Friday, August 12, 2011 -
By Stephen Davis
Special to Relocation.com
Oftentimes tenants are not completely familiar with their rights when they move into an apartment. This gives landlords or homeowners the opportunity unjustly for financial benefit without the tenant being aware.
The basic things all renters should realize is that the law prohibits discrimination on the basis of race, color, religion, nationality, sex, age, marital status and physical or mental disability.
There are a few other basic laws that you need to know as a tenant:
• A landlord cannot end your rental contract on the basis of discriminatory reasons. As long as your actions are approved by the law, the landlord has no right to object to them and end your tenancy.
• A landlord cannot harass a tenant in any way including speech, physical actions and psychological methods. Additionally, the landlord cannot lock you out of your house or restrict access to utilities like water and electricity.

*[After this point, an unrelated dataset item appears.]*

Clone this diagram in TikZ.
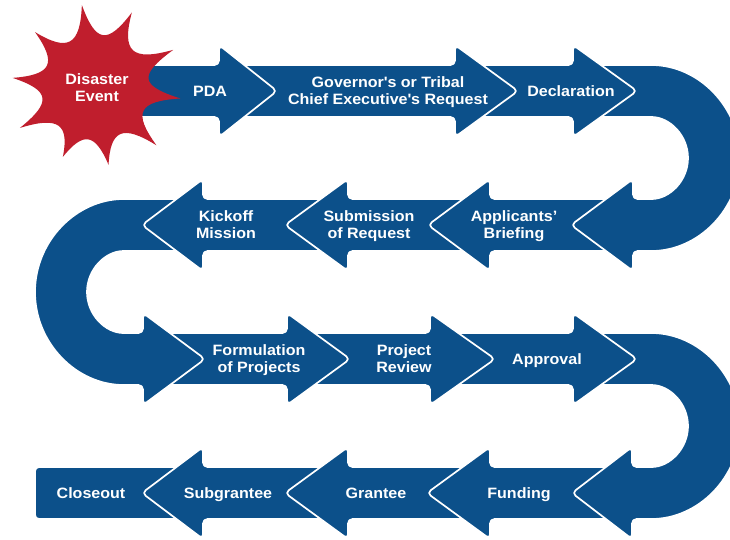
\documentclass[tikz,border=0pt]{standalone}
\usepackage{fontspec}
\setmainfont{Liberation Sans}[FakeStretch=1.07]
\definecolor{fblue}{RGB}{12,80,138}
\definecolor{fred}{RGB}{192,30,45}
\newcommand\arrowseg[4]{\path[seg] (#2,#1-26) -- (#3,#1-26) -- (#3,#1-46) -- (#4,#1) -- (#3,#1+46) -- (#3,#1+26) -- (#2,#1+26) -- cycle;}
\begin{document}
\begin{tikzpicture}[x=1pt,y=-1pt,
  seg/.style={fill=fblue, draw=white, line width=1.7pt, rounded corners=4.5pt, line join=round},
  lab/.style={text=white, font=\bfseries\fontsize{15}{17}\selectfont, anchor=base, inner sep=0pt}]
\useasboundingbox (0,0) rectangle (730,539);
\clip (0,0) rectangle (730,539);
\fill[white] (0,0) rectangle (730,539);
% row 4
\path[seg, rounded corners=4pt] (35,467) rectangle (195,519);
\arrowseg{493}{340}{203}{142}
\arrowseg{493}{482}{348}{285}
\arrowseg{493}{624}{490}{427}
% U3
\path[seg] (581,333) -- (647,333) arc(-90:90:93) -- (632,519) -- (632,539) -- (572,493) -- (632,447) -- (632,467) -- (647,467) arc(90:-90:41) -- (581,385) -- cycle;
% row 3
\arrowseg{359}{438}{573}{637}
\arrowseg{359}{295}{430}{495}
\arrowseg{359}{151}{287}{350}
% U2
\path[seg] (195,199) -- (128,199) arc(270:90:93) -- (143,385) -- (143,405) -- (205,359) -- (143,313) -- (143,333) -- (128,333) arc(90:270:41) -- (195,251) -- cycle;
% row 2
\arrowseg{225}{340}{203}{142}
\arrowseg{225}{482}{348}{285}
\arrowseg{225}{625}{490}{428}
% U1
\path[seg] (581,65) -- (647,65) arc(-90:90:93) -- (633,251) -- (633,271) -- (571,225) -- (633,179) -- (633,199) -- (647,199) arc(90:-90:41) -- (581,117) -- cycle;
% row 1
\arrowseg{91}{463}{573}{637}
\arrowseg{91}{227}{455}{518}
\arrowseg{91}{130}{219}{277}
% star
\begin{scope}[shift={(95,88)}]
\fill[fred] (261:84)
  .. controls (271:45) and (286:45) .. (296:84)
  .. controls (306:45) and (324:45) .. (334:87)
  .. controls (344:45) and (357:45) .. (367:86)
  .. controls (377:45) and (393:45) .. (403:84)
  .. controls (413:45) and (430:45) .. (440:78)
  .. controls (450:45) and (465:45) .. (475:76)
  .. controls (485:45) and (502:45) .. (512:85)
  .. controls (522:45) and (537:45) .. (547:83)
  .. controls (557:45) and (573:45) .. (583:82)
  .. controls (593:45) and (611:45) .. (621:84) -- cycle;
\end{scope}
% labels
\node[lab] (dis1) at (97,84.5) {Disaster};
\node[lab] (dis2) at (97,101.5) {Event};
\node[lab] (pda) at (210,96) {PDA};
\node[lab] (gov1) at (388,87.5) {Governor\textquotesingle s or Tribal};
\node[lab] (gov2) at (388,104.5) {Chief Executive\textquotesingle s Request};
\node[lab] (decl) at (571,96) {Declaration};
\node[lab] (kick1) at (226,221.5) {Kickoff};
\node[lab] (kick2) at (226,238.5) {Mission};
\node[lab] (sub1) at (369,221.5) {Submission};
\node[lab] (sub2) at (369,238.5) {of Request};
\node[lab] (app1) at (514,221.5) {Applicants’};
\node[lab] (app2) at (514,238.5) {Briefing};
\node[lab] (form1) at (259,355.5) {Formulation};
\node[lab] (form2) at (259,372.5) {of Projects};
\node[lab] (proj1) at (404,355.5) {Project};
\node[lab] (proj2) at (404,372.5) {Review};
\node[lab] (appr) at (547,364) {Approval};
\node[lab] (close) at (91,498) {Closeout};
\node[lab] (subg) at (228,498) {Subgrantee};
\node[lab] (grant) at (376,498) {Grantee};
\node[lab] (fund) at (519,498) {Funding};
\end{tikzpicture}
\end{document}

• It is also the responsibility of the landlord to have the rental unit in habitable conditions when it is handed over to you. There should be no structural damage to the building (including floorboard holes and stairs). The wiring should be safe and all main electric wires should be in protected housings. The premises should be free of all kinds of medical hazards and also vermin infestations like cockroaches and mice. The landlord should also ensure that the electricity, water and heat to your residence work correctly.

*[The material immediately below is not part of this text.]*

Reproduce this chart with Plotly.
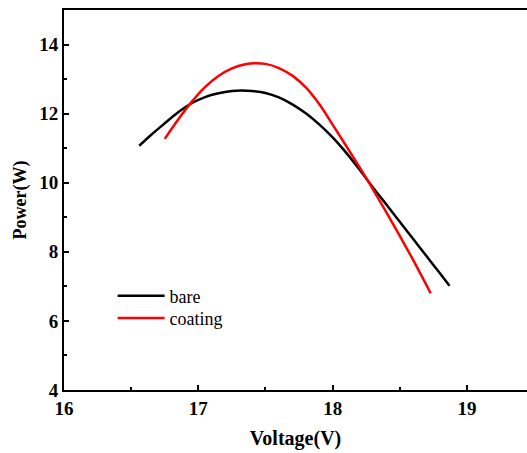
import plotly.graph_objects as go

bare_v = [16.56, 16.65, 16.75, 16.85, 16.95, 17.05, 17.15, 17.25, 17.32, 17.40, 17.50, 17.60,
          17.70, 17.80, 17.90, 18.00, 18.10, 18.20, 18.30, 18.40, 18.50, 18.60, 18.70, 18.80, 18.87]
bare_p = [11.07, 11.39, 11.72, 12.04, 12.30, 12.48, 12.59, 12.655, 12.67, 12.655, 12.60, 12.47,
          12.27, 12.01, 11.69, 11.31, 10.87, 10.38, 9.86, 9.37, 8.87, 8.37, 7.87, 7.37, 7.02]

coat_v = [16.75, 16.85, 16.95, 17.05, 17.15, 17.25, 17.35, 17.42, 17.50, 17.60, 17.70,
          17.80, 17.90, 18.00, 18.10, 18.20, 18.30, 18.40, 18.50, 18.60, 18.73]
coat_p = [11.27, 11.83, 12.34, 12.77, 13.09, 13.31, 13.43, 13.46, 13.44, 13.32, 13.10,
          12.76, 12.28, 11.68, 11.07, 10.45, 9.81, 9.14, 8.46, 7.76, 6.80]

font_family = "Liberation Serif"

fig = go.Figure()
fig.add_trace(go.Scatter(x=bare_v, y=bare_p, mode="lines", name="bare", legend="legend",
                         line=dict(color="black", width=2.5, shape="spline", smoothing=1)))
fig.add_trace(go.Scatter(x=coat_v, y=coat_p, mode="lines", name="coating", legend="legend2",
                         line=dict(color="#ff0000", width=2.5, shape="spline", smoothing=1)))

leg_common = dict(xanchor="left", yanchor="middle", bgcolor="rgba(0,0,0,0)",
                  font=dict(size=18, family=font_family), itemwidth=47)

fig.update_layout(
    width=527, height=453,
    margin=dict(l=64, r=0, t=10, b=63),
    plot_bgcolor="white", paper_bgcolor="white",
    font=dict(family=font_family, color="black"),
    showlegend=True,
    legend=dict(x=0.105, y=0.247, **leg_common),
    legend2=dict(x=0.105, y=0.189, **leg_common),
    xaxis=dict(range=[16, 19.447], tickvals=[16, 17, 18, 19], ticktext=["16", "17", "18", "19"],
               showline=True, linecolor="black", linewidth=2, mirror=True,
               ticks="inside", ticklen=5, tickwidth=2, tickcolor="black",
               minor=dict(dtick=0.5, tick0=16, ticks="inside", ticklen=3, tickwidth=2, tickcolor="black"),
               showgrid=False, zeroline=False,
               tickfont=dict(size=19, family=font_family, weight="bold"),
               title=dict(text="<b>Voltage(V)</b>", font=dict(size=20, family=font_family), standoff=13)),
    yaxis=dict(range=[4, 15], tickvals=[4, 6, 8, 10, 12, 14], ticktext=["4", "6", "8", "10", "12", "14"],
               showline=True, linecolor="black", linewidth=2, mirror=False,
               ticks="inside", ticklen=5, tickwidth=2, tickcolor="black",
               minor=dict(dtick=1, tick0=4, ticks="inside", ticklen=3, tickwidth=2, tickcolor="black"),
               showgrid=False, zeroline=False,
               tickfont=dict(size=19, family=font_family, weight="bold"),
               title=dict(text="<b>Power(W)</b>", font=dict(size=18, family=font_family), standoff=8)),
)

fig.write_html("out.html")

Any conditions that make your unit unfit for living are to be fixed by the landlord.
• Another very important point is your privacy. You have the right to complete privacy at your rental unit. The landlord has no right to enter your area without prior permission. In instances where some repair work is needed, the landlord is supposed to give a notice in advance so you are aware. Only in emergency situations the landlord may enter without permission.
There is a common misconception that landlords can evict tenants when they themselves think that terms of lease have been breached. However, this is not the case. Before a landlord evicts you, there has to be a legal termination of the lease contract. You have the right to file a claim if you feel that your rights are being violated. If you are evicted, the landlord is supposed to return the security deposit.
It is important to know that casual damages like nail holes and faded paint are not supposed to be charged to the tenant by law. These damages are the sole responsibility of the landlord and are to be repaired with his money.
Additionally, tenants should realize that a landlord can evict you without reason by giving you a move-out notice. But this does not take effect immediately. The tenant is given a 30-60 day period to vacate the premises.